§ Goal
Would you retype, exactly and without the pictures, the lines between the line holding "Emit a web page" and the line holding "let pairs = (xs, ys)", inclusive, and nothing else?

§ Material for this task
#####
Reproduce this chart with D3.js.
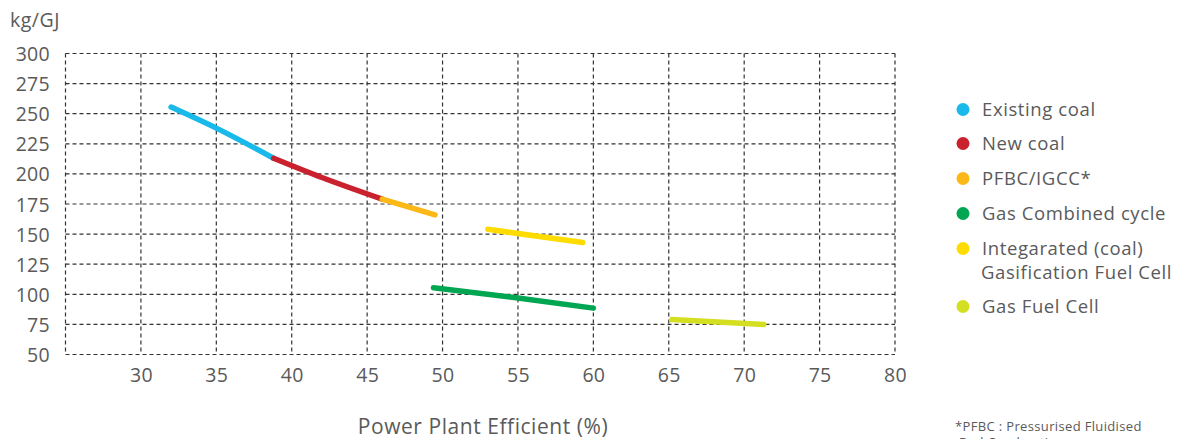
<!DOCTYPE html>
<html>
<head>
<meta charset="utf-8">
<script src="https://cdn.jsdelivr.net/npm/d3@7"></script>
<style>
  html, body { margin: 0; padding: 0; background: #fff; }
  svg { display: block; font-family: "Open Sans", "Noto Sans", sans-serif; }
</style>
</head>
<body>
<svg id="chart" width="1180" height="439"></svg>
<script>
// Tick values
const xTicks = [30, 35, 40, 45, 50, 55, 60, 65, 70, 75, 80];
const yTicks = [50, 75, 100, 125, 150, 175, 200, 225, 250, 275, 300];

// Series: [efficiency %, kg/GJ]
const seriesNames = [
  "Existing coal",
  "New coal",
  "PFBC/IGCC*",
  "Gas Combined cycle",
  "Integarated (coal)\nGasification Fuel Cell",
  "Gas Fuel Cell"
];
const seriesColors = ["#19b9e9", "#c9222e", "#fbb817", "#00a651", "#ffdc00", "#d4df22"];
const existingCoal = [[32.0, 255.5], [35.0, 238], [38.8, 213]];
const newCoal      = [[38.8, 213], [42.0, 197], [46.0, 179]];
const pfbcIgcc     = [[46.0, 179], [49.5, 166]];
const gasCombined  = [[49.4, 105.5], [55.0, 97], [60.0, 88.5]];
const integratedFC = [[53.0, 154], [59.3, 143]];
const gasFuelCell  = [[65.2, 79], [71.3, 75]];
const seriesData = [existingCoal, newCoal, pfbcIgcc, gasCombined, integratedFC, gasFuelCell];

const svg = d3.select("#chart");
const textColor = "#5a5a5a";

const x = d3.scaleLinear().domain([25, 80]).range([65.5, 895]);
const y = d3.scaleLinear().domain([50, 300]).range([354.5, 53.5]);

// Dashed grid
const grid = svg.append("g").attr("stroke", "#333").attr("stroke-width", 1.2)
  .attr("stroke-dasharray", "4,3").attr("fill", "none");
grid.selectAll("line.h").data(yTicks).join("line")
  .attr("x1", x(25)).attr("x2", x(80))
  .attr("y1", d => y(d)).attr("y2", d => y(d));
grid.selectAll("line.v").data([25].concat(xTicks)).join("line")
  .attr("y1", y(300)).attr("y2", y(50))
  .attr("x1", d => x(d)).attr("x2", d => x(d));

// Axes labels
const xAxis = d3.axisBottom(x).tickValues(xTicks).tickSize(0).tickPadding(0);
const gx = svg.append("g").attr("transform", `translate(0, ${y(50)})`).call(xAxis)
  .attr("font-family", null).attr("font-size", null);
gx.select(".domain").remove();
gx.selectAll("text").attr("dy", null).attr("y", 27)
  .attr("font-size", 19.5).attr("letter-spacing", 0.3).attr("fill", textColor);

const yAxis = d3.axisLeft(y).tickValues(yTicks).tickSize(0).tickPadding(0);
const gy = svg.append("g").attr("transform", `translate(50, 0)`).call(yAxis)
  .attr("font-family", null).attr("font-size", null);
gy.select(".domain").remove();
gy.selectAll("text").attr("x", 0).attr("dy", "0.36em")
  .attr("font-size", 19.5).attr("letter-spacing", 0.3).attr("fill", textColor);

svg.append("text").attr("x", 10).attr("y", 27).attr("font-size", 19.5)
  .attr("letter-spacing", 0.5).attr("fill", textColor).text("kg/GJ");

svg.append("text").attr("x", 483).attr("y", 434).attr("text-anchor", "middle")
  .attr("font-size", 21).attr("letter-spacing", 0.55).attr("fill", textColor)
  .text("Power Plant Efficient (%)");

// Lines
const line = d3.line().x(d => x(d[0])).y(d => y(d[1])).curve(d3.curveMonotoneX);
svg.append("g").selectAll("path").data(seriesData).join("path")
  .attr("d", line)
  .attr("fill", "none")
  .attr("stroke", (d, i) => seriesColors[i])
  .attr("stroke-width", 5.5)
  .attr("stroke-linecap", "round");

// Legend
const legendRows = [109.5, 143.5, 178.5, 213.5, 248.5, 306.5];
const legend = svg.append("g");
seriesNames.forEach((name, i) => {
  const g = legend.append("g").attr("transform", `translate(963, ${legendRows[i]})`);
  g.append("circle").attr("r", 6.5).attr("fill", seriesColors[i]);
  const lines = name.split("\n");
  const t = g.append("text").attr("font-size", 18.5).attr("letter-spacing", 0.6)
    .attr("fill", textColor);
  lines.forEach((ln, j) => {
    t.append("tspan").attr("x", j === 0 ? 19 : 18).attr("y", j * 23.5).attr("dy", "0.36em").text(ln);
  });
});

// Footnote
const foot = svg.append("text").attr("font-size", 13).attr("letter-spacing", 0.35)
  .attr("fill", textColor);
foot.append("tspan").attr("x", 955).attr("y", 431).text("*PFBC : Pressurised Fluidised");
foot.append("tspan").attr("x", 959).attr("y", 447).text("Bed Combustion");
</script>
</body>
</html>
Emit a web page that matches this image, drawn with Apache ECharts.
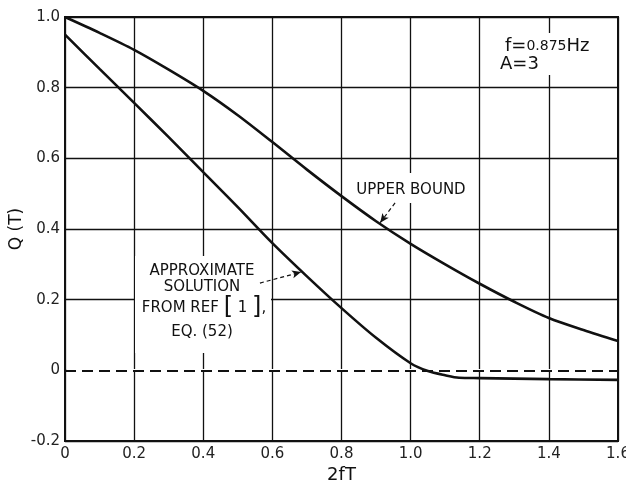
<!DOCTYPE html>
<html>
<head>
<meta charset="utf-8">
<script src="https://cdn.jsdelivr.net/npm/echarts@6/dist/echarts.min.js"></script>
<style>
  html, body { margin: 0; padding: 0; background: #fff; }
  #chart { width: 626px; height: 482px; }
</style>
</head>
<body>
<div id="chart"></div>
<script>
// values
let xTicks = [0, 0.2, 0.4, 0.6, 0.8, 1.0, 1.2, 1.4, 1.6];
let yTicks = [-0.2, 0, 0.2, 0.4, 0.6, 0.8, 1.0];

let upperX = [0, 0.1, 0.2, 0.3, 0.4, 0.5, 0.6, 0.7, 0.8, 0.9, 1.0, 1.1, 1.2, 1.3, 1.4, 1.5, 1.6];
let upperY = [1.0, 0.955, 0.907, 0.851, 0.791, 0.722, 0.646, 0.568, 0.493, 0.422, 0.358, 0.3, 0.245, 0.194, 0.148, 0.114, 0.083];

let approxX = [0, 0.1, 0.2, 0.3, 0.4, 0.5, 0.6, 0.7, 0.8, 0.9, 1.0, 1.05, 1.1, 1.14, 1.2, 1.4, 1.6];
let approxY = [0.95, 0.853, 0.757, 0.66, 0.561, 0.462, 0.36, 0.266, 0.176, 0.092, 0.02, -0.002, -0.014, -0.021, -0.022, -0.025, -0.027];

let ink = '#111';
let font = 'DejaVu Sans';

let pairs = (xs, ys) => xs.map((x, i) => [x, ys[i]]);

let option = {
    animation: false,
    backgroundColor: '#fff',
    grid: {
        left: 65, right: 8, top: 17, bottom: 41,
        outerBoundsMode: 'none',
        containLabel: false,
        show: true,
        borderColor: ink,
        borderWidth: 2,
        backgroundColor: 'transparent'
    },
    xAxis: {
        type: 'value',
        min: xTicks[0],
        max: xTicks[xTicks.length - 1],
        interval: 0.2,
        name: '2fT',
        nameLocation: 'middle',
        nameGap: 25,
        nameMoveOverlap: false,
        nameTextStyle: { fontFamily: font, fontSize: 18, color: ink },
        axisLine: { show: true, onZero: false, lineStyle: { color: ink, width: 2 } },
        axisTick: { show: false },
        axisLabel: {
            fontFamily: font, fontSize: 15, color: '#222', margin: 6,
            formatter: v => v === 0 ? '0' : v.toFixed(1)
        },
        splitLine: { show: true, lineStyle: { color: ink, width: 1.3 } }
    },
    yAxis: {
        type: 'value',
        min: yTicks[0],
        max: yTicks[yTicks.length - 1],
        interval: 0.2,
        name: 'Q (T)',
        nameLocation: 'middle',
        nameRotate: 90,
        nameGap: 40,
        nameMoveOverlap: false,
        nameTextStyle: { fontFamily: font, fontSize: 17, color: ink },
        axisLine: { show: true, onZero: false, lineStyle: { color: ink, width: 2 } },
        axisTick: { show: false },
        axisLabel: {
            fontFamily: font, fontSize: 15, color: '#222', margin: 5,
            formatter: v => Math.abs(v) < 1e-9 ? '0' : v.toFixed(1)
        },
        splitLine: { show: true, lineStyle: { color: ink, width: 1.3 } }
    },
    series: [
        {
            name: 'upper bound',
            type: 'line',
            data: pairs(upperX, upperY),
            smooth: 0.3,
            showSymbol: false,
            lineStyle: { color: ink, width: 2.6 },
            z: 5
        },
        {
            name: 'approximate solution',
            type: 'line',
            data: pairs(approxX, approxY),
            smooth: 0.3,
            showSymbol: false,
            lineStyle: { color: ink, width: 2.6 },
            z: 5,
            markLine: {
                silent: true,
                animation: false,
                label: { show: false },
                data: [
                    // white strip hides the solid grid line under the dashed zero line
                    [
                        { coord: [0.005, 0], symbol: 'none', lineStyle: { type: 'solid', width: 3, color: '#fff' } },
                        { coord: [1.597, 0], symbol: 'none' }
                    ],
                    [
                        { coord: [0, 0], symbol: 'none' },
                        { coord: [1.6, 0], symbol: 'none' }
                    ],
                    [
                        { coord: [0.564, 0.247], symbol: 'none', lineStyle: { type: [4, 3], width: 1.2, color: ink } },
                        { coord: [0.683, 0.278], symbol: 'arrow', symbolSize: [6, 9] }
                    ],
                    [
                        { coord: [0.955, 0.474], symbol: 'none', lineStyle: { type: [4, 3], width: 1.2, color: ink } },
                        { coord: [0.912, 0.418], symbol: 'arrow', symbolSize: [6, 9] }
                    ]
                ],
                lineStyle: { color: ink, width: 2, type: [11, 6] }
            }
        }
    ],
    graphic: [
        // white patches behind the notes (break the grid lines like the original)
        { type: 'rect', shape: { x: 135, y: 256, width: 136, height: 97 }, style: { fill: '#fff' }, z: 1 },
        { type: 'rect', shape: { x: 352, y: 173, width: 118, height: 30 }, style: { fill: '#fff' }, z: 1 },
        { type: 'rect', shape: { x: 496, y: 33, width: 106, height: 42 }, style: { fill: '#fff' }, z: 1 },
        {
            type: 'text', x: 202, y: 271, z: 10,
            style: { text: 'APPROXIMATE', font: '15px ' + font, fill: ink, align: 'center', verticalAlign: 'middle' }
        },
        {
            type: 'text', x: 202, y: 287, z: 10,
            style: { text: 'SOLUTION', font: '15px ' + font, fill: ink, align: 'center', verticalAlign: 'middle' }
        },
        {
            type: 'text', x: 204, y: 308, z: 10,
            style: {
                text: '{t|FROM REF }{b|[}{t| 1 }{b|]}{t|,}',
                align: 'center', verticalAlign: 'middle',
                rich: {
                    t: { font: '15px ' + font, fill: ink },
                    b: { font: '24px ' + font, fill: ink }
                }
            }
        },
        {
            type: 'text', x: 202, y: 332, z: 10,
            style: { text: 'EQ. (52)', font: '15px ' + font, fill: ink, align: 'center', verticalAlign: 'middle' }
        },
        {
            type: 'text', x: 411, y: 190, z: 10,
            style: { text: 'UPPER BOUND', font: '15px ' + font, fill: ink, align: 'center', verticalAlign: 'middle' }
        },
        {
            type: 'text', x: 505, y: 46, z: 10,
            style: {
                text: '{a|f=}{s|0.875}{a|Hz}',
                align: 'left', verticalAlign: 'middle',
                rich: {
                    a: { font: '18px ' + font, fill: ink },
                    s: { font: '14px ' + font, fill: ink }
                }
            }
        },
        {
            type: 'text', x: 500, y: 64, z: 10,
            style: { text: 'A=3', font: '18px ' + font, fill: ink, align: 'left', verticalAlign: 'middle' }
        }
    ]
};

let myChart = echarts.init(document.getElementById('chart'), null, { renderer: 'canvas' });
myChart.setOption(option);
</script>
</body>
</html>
#####
§ Right answer
Emit a web page that matches this image, drawn with Apache ECharts.
<!DOCTYPE html>
<html>
<head>
<meta charset="utf-8">
<script src="https://cdn.jsdelivr.net/npm/echarts@6/dist/echarts.min.js"></script>
<style>
  html, body { margin: 0; padding: 0; background: #fff; }
  #chart { width: 626px; height: 482px; }
</style>
</head>
<body>
<div id="chart"></div>
<script>
// values
let xTicks = [0, 0.2, 0.4, 0.6, 0.8, 1.0, 1.2, 1.4, 1.6];
let yTicks = [-0.2, 0, 0.2, 0.4, 0.6, 0.8, 1.0];

let upperX = [0, 0.1, 0.2, 0.3, 0.4, 0.5, 0.6, 0.7, 0.8, 0.9, 1.0, 1.1, 1.2, 1.3, 1.4, 1.5, 1.6];
let upperY = [1.0, 0.955, 0.907, 0.851, 0.791, 0.722, 0.646, 0.568, 0.493, 0.422, 0.358, 0.3, 0.245, 0.194, 0.148, 0.114, 0.083];

let approxX = [0, 0.1, 0.2, 0.3, 0.4, 0.5, 0.6, 0.7, 0.8, 0.9, 1.0, 1.05, 1.1, 1.14, 1.2, 1.4, 1.6];
let approxY = [0.95, 0.853, 0.757, 0.66, 0.561, 0.462, 0.36, 0.266, 0.176, 0.092, 0.02, -0.002, -0.014, -0.021, -0.022, -0.025, -0.027];

let ink = '#111';
let font = 'DejaVu Sans';

let pairs = (xs, ys) => xs.map((x, i) => [x, ys[i]]);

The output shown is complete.